Sebbene il tema non venga spesso affrontato, non si può negare che chi lavora in ambiti quali centri diurni e residenziali, ma anche appunto scuole, centri aggregativi, comunità e affini, svolga un lavoro di cura e attenzione alla persona non indifferente. In qualsiasi circostanza, Covid o meno. L’emergenza sanitaria ha di fatto prodotto un paradosso che vede questi lavoratori e queste lavoratrici, solitamente condannati a stipendi da fame e relegati a una posizione di assidua precarietà, in un settore facilmente sottoposto negli anni a numerosi tagli, complici la privatizzazione dei servizi erogati e la riorganizzazione territoriale del welfare, d’un tratto divenire figure considerate essenziali, importantissime per l’andamento del sistema socio-sanitario, tant’è che sono moltissimi i dipendenti in Italia che, durante il lockdown, non si sono fermati, che hanno continuato a lavorare nei contesti di cui sopra. Inutile dire che gli stessi dipendenti, essendo il loro un lavoro di cura, che oltre a specifiche competenze sanitarie ed educative richiede anche un investimento mentale ed emotivo di un certo spessore, si sono ritrovati sì a continuare a lavorare, consci del loro ruolo determinante finalmente riconosciuto, almeno a livello ufficioso, ma lo hanno fatto a denti stretti, senza la possibilità di scioperare o fermarsi anche laddove il rischio per la salute era alto, poiché a livello etico e morale farlo sarebbe stato considerato come un oltraggio, sia alla loro professionalità che all’utenza della quale si prendono cura. La figura dell’educatore e dell’educatrice cambia nei suoi obbiettivi e nella sua metodologia in base al contesto in cui si svolge: confini tanto labili rendono questa professione da sempre soggetta a una flessibilità di ruoli e mansioni che pochi altri lavori richiedono, e finiscono con l’assoggettare i dipendenti a ogni sorta di condizione lavorative. Come per gli educatori dell’assistenza scolastica: assunti tramite cooperative, con contratti che solo attraverso un intricato puzzle di incastri di orari arrivano a un monte ore settimanale che consente un paga più o meno dignitosa, i lavoratori e le lavoratrici si sono ritrovati ad essere considerati “essenziali”, eppure in balia delle decisioni delle singole cooperative, come avvenuto, per esempio, per la questione della continuità del reddito nel momento più nero dell’emergenza sanitaria.

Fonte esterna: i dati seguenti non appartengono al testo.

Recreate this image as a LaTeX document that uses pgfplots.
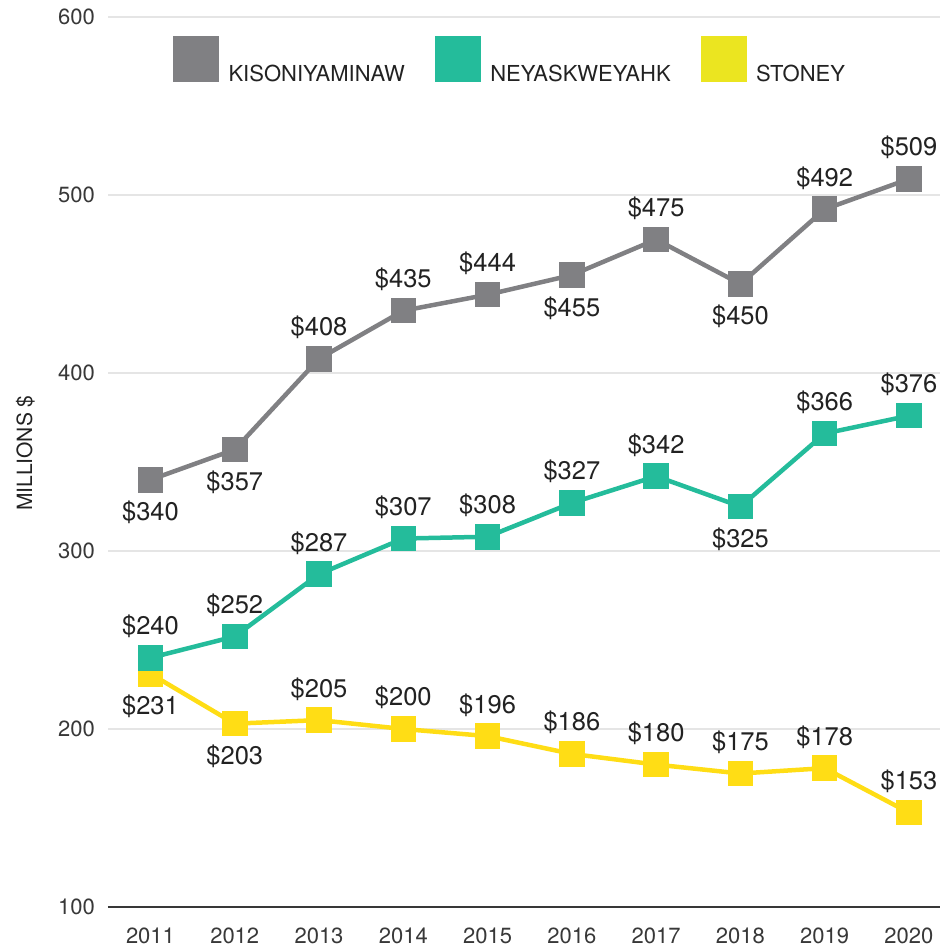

In alcune zone del Paese i sindacati si sono fatti sentire, pretendendo l’applicazione da parte degli enti appaltanti dell’articolo 48 del decreto Cura Italia, che autorizzava gli enti a erogare i fondi già messi a bilancio per i servizi educativi quali le scuole, i servizi residenziali e tutti quelli che erano stati temporaneamente sospesi. Nelle Marche è stato richiesto che la Regione intervenisse e facesse di questa possibilità di erogazione un obbligo, senza la diversificazione territoriale che troneggia in questo settore. La conseguente strada più auspicabile diviene allora quella della re-internalizzazione di tutti questi servizi: secondo i dati Istat la spesa sociale dei comuni, su cui grava gran parte dei costi socio-assistenziali, è allo 0,41% del Pil totale, numero solo ultimamente in crescita, e presenta comunque enormi diseguaglianze territoriali tra il basso investimento del Sud Italia rispetto a quello che avviene al Nord. Poter invece contare su finanziamenti stabili e standard vincolanti e uniformi a livello nazionale per l’erogazione dei servizi, togliendo questo settore dalla malsana logica del contenimento della spesa pubblica, sarebbe una svolta essenziale che donerebbe di nuovo dignità e professionalità a un lavoro che si prende cura di soggetti che troppo spesso vengono considerati meri costi, soggetti non produttivi in un sistema che vive di produzione e guadagno.